É um livro de história, é um livro de economia, não de política, embora a política obrigatoriamente permeie a história e o desenvolvimento de qualquer região. Ocorre que a história política, se escrita vis-à-vis, dificilmente escapa da parcialidade, das simpatias e das antipatias com que se analisam os fatos por parte de um ou outro autor. Salatiel, ao trazer à apreciação do leitor apenas ocorrências numericamente registradas, escapa dessa armadilha. Não buscou pessoas, ao traçar a trajetória celguiana, mas apenas ocorrências comprovadas. Não estudou biografias, mas balanços. Não buscou culpar ou desculpar esse ou aquele, até porque os fatos narrados se inserem em um contexto maior, numa esfera além da regional ou mesmo nacional. É um mecanismo que nossos políticos, com raras exceções, sequer têm alcance para perceber, tal sua estreiteza mental. Como diz Salatiel em suas conclusões: “Numa perspectiva mais ampla, esses fatos só podem ser bem compreendidos se inseridos no cenário dos ditos ‘exuberantes anos 1990’, caracterizados pelas pressões dos Estados Unidos para desregulamentar as economias dos países satélites”.

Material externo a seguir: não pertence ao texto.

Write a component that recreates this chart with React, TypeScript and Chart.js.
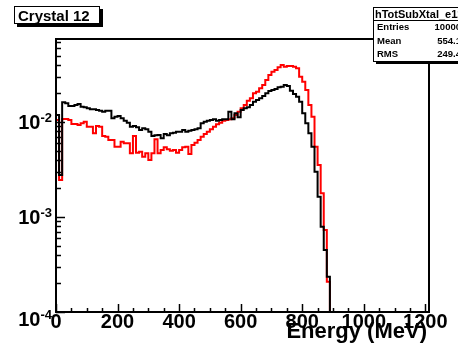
import React, { useEffect, useRef } from 'react';
import { Chart, registerables } from 'chart.js';

Chart.register(...registerables);

// ---- data (10 MeV bins starting at 0 MeV) ----
const binStart = 0;
const binWidth = 10;
const blackCounts = [
  0.01185, 0.00277, 0.01612, 0.01573, 0.01474, 0.01474, 0.0151, 0.01547, 0.0145, 0.01428,
  0.01394, 0.0136, 0.0136, 0.01338, 0.01315, 0.01284, 0.01315, 0.01315, 0.01094, 0.01137,
  0.01156, 0.01094, 0.01032, 0.00983, 0.00892, 0.00907, 0.0088, 0.00824, 0.00858, 0.00838,
  0.0079, 0.00712, 0.00724, 0.0073, 0.00674, 0.00748, 0.00724, 0.0076, 0.00772, 0.0079,
  0.0079, 0.00824, 0.0079, 0.0081, 0.00824, 0.00838, 0.00858, 0.0097, 0.01007, 0.01032,
  0.0105, 0.01068, 0.01032, 0.0105, 0.01068, 0.01068, 0.01284, 0.01068, 0.01235, 0.0112,
  0.01338, 0.01394, 0.01428, 0.0151, 0.01636, 0.01704, 0.01777, 0.01878, 0.02005, 0.0212,
  0.02172, 0.02226, 0.02319, 0.02353, 0.02452, 0.02393, 0.02136, 0.01971, 0.01846, 0.01636,
  0.01235, 0.0097, 0.0076, 0.0055, 0.003, 0.001636, 0.00079, 0.000449, 0.000235,
];
const redCounts = [
  0.0105, 0.00245, 0.01075, 0.01075, 0.0105, 0.00953, 0.00953, 0.0093, 0.0097, 0.01007,
  0.00892, 0.00892, 0.0076, 0.00907, 0.00892, 0.00712, 0.007, 0.00646, 0.00646, 0.0055,
  0.0055, 0.0062, 0.00597, 0.00597, 0.00468, 0.00712, 0.00475, 0.00487, 0.00431, 0.00468,
  0.00398, 0.00468, 0.00657, 0.00468, 0.00507, 0.00542, 0.00516, 0.00499, 0.00507, 0.00475,
  0.00507, 0.00542, 0.0055, 0.0046, 0.00573, 0.00605, 0.00646, 0.007, 0.00748, 0.0079,
  0.00838, 0.00892, 0.00946, 0.00983, 0.01032, 0.0105, 0.01068, 0.01094, 0.01185, 0.01284,
  0.01394, 0.0151, 0.01676, 0.01777, 0.02005, 0.02084, 0.02263, 0.02452, 0.02768, 0.03125,
  0.03385, 0.03527, 0.03766, 0.03981, 0.0382, 0.03886, 0.03886, 0.0382, 0.03676, 0.02999,
  0.02656, 0.02172, 0.0151, 0.01137, 0.0055, 0.00353, 0.00178, 0.00073, 0.000208,
];

const xMajorTicks = [0, 200, 400, 600, 800, 1000, 1200];
const xMinorStep = 50;
const yDecades = [-4, -3, -2];
const X_MIN = 0;
const X_MAX = 1212;
const Y_MIN = 1e-4;
const Y_MAX = 0.0748;

const titleText = 'Crystal 12';
const statsName = 'hTotSubXtal_e12';
const statsLabels = ['Entries', 'Mean', 'RMS'];
const statsValues = ['10000', '554.1', '249.4'];
const xTitle = 'Energy (MeV)';

const FONT = '"Liberation Sans", Arial, Helvetica, sans-serif';

function toSteps(vals: number[]) {
  const pts = vals.map((v, i) => ({ x: binStart + i * binWidth, y: v }));
  pts.push({ x: binStart + vals.length * binWidth, y: Y_MIN });
  return pts;
}

const decor = {
  id: 'rootDecor',
  afterDraw(chart: any) {
    const { ctx, chartArea: a, scales } = chart;
    const xs = scales.x;
    const ys = scales.y;
    ctx.save();
    ctx.strokeStyle = '#000';
    ctx.fillStyle = '#000';
    ctx.lineWidth = 2;
    // frame
    ctx.strokeRect(a.left, a.top, a.right - a.left, a.bottom - a.top);

    // x ticks
    ctx.lineWidth = 1.5;
    for (let v = X_MIN; v <= xMajorTicks[xMajorTicks.length - 1]; v += xMinorStep) {
      const px = Math.round(xs.getPixelForValue(v)) + 0.5;
      const major = xMajorTicks.includes(v);
      ctx.beginPath();
      ctx.moveTo(px, a.bottom);
      ctx.lineTo(px, a.bottom - (major ? 8 : 4));
      ctx.stroke();
    }
    // y ticks
    for (const d of yDecades) {
      for (let m = 1; m <= 9; m++) {
        const v = m * Math.pow(10, d);
        if (v < Y_MIN || v > Y_MAX) continue;
        const py = Math.round(ys.getPixelForValue(v)) + 0.5;
        ctx.beginPath();
        ctx.moveTo(a.left, py);
        ctx.lineTo(a.left + (m === 1 ? 9 : 5), py);
        ctx.stroke();
      }
    }
    // x labels
    ctx.font = `bold 20px ${FONT}`;
    ctx.textAlign = 'center';
    ctx.textBaseline = 'alphabetic';
    for (const v of xMajorTicks) {
      ctx.fillText(String(v), xs.getPixelForValue(v), a.bottom + 16);
    }
    // y labels 10^n
    for (const d of yDecades) {
      let py = ys.getPixelForValue(Math.pow(10, d));
      if (py > a.bottom - 2) py += 7;
      const sup = String(d);
      ctx.font = `bold 13px ${FONT}`;
      ctx.textAlign = 'right';
      const supW = ctx.measureText(sup).width;
      const right = a.left - 4;
      ctx.fillText(sup, right, py + 0);
      ctx.font = `bold 20px ${FONT}`;
      ctx.fillText('10', right - supW, py + 7);
    }
    // x title
    ctx.font = `bold 22px ${FONT}`;
    ctx.textAlign = 'right';
    ctx.fillText(xTitle, a.right - 2, a.bottom + 26);

    // title box
    ctx.fillStyle = '#000';
    ctx.fillRect(17, 9, 86, 18);
    ctx.fillStyle = '#fff';
    ctx.fillRect(14, 6, 86, 18);
    ctx.lineWidth = 1;
    ctx.strokeRect(14.5, 6.5, 85, 17);
    ctx.fillStyle = '#000';
    ctx.font = `bold 15px ${FONT}`;
    ctx.textAlign = 'left';
    ctx.fillText(titleText, 18, 21);

    // stats box
    const bx = 373, by = 7, bw = 100, bh = 54;
    ctx.fillStyle = '#000';
    ctx.fillRect(bx + 3, by + 3, bw, bh);
    ctx.fillStyle = '#fff';
    ctx.fillRect(bx, by, bw, bh);
    ctx.strokeRect(bx + 0.5, by + 0.5, bw, bh);
    ctx.beginPath();
    ctx.moveTo(bx, by + 13.5);
    ctx.lineTo(bx + bw, by + 13.5);
    ctx.stroke();
    ctx.fillStyle = '#000';
    ctx.font = `bold 11px ${FONT}`;
    ctx.textAlign = 'left';
    ctx.fillText(statsName, bx + 2, by + 11);
    ctx.font = `bold 9.5px ${FONT}`;
    statsLabels.forEach((lab, i) => {
      const yy = by + 23 + i * 13.7;
      ctx.textAlign = 'left';
      ctx.fillText(lab, bx + 4, yy);
      ctx.textAlign = 'right';
      ctx.fillText(statsValues[i], 461, yy);
    });
    ctx.restore();
  },
};

export default function App() {
  const ref = useRef<HTMLCanvasElement>(null);
  useEffect(() => {
    const canvas = ref.current!;
    const chart = new Chart(canvas, {
      type: 'line',
      data: {
        datasets: [
          {
            label: 'black',
            data: toSteps(blackCounts),
            borderColor: '#000000',
            borderWidth: 2,
            stepped: 'before',
            pointRadius: 0,
            fill: false,
          },
          {
            label: 'red',
            data: toSteps(redCounts),
            borderColor: '#ff0000',
            borderWidth: 2,
            stepped: 'before',
            pointRadius: 0,
            fill: false,
          },
        ],
      },
      options: {
        animation: false,
        responsive: false,
        devicePixelRatio: 1,
        events: [],
        layout: { padding: { left: 56, right: 29, top: 39, bottom: 34 } },
        plugins: {
          legend: { display: false },
          tooltip: { enabled: false },
          title: { display: false },
        },
        scales: {
          x: { type: 'linear', min: X_MIN, max: X_MAX, display: false },
          y: { type: 'logarithmic', min: Y_MIN, max: Y_MAX, display: false },
        },
      } as any,
      plugins: [decor],
    });
    return () => chart.destroy();
  }, []);
  return (
    <div style={{ position: 'fixed', left: 0, top: 0, width: 458, height: 346, background: '#fff' }}>
      <canvas ref={ref} width={458} height={346} style={{ display: 'block' }} />
    </div>
  );
}
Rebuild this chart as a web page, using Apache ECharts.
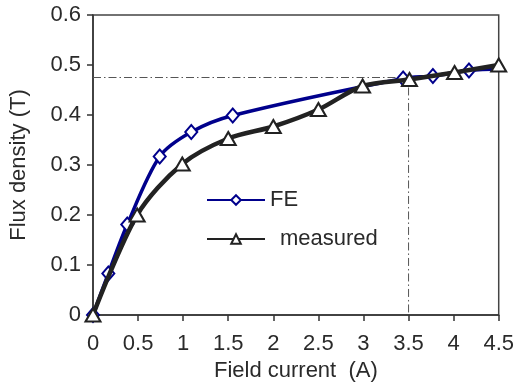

Salatiel Pedrosa Correia: um scholar| Foto: Fernando Leite/Jornal Opção

A história da Celg poderia ser diferente, e poderia ela persistir, tal como foi por muito tempo, uma empresa indutora do desenvolvimento goiano, principalmente se mantivesse suas fontes geradoras. Os próprios Estados Unidos, com toda sua desregulamentação e seus princípios anti-estatizantes, mantêm, estrategicamente em mãos do Governo Federal, parte de suas usinas geradoras de energia elétrica. Mas também afirma Salatiel, parafraseando Roberto Mangabeira Unger, um de seus mestres, no encerrar suas conclusões: “… é oportuno enfatizar o que nos diz Unger a respeito da alternativa transformadora tão necessária para que o País se liberte das amarras do subdesenvolvimento: Seremos uma república de cidadãos quando formos uma nação de profetas”.

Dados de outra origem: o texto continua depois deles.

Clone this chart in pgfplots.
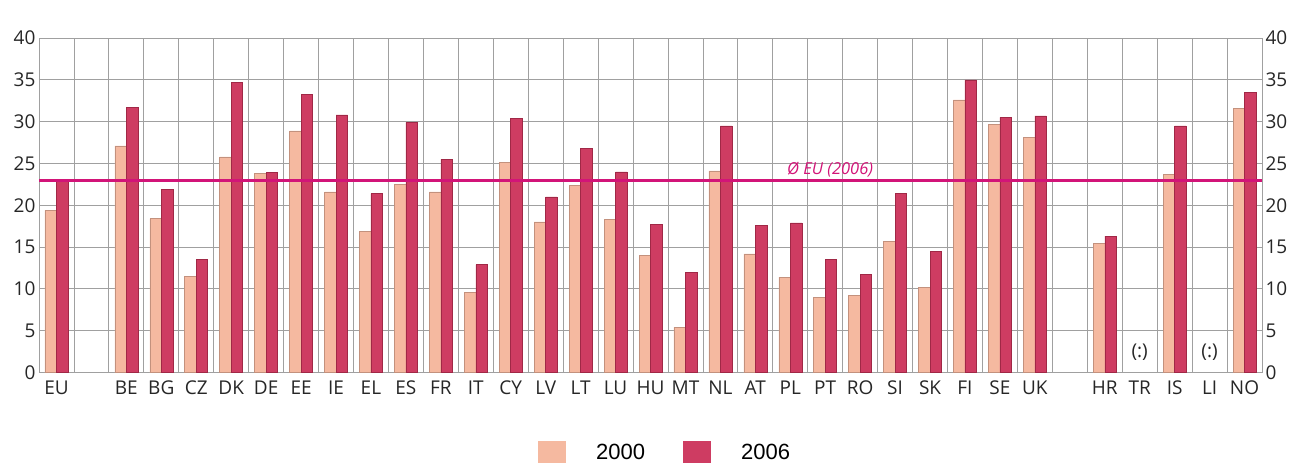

Heródoto, o pai da História, a entendia como uma consequência da narração imparcial, e abria seus escritos da seguinte forma:

“Esta é a exposição das investigações de Heródoto de Helicarnasso para que os feitos dos homens não se desvaneçam com o tempo…” E dizia: “Deve-se pensar o passado, para compreender o presente e idealizar o futuro.”

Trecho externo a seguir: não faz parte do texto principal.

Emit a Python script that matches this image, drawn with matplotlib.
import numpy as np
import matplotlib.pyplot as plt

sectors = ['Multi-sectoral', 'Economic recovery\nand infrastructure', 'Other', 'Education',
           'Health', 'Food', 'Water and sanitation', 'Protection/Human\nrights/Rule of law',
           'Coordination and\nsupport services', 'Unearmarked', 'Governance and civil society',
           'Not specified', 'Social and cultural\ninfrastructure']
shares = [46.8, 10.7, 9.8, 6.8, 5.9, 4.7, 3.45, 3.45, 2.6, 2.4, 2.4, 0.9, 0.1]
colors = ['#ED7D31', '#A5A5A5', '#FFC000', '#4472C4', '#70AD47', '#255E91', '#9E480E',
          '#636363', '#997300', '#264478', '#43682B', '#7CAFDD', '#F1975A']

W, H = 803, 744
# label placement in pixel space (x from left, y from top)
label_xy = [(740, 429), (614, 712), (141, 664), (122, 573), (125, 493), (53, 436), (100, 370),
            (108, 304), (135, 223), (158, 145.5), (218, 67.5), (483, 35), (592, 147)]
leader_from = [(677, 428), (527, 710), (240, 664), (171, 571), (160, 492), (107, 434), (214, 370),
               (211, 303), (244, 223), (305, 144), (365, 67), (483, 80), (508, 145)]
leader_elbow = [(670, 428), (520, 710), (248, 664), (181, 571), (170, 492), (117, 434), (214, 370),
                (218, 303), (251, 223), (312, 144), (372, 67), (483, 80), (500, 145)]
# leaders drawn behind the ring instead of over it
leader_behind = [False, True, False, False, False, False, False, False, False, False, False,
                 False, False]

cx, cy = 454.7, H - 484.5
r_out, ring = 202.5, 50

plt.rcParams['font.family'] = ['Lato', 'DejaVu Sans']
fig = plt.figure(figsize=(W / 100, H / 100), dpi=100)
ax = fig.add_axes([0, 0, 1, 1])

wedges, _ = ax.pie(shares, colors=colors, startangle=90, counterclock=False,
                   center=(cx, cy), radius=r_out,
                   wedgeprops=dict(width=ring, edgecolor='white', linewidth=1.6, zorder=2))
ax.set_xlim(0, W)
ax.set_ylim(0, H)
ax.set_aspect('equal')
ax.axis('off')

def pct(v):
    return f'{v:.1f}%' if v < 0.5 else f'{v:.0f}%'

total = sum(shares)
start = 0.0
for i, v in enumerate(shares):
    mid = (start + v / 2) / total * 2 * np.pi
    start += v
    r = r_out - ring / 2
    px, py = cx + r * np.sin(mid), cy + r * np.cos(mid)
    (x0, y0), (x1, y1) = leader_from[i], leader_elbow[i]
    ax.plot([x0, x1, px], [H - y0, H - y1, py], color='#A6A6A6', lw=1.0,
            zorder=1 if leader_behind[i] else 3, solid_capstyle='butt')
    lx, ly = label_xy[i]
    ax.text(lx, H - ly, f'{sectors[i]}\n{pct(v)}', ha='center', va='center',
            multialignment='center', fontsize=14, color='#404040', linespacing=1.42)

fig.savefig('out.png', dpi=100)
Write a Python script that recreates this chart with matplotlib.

Cumprimentos a Salatiel Correia por mais esse trabalho histórico. Resultado de muita labuta e pensamento. Para que os feitos no setor energético goiano e em nosso desenvolvimento não se desvaneçam no esquecimento. Repito o que já disse do autor e de sua obra: Nos dias futuros, quem desejar bem compreender nossa região e interpretar seu desenvolvimento, terá forçosamente que beber na sua fonte.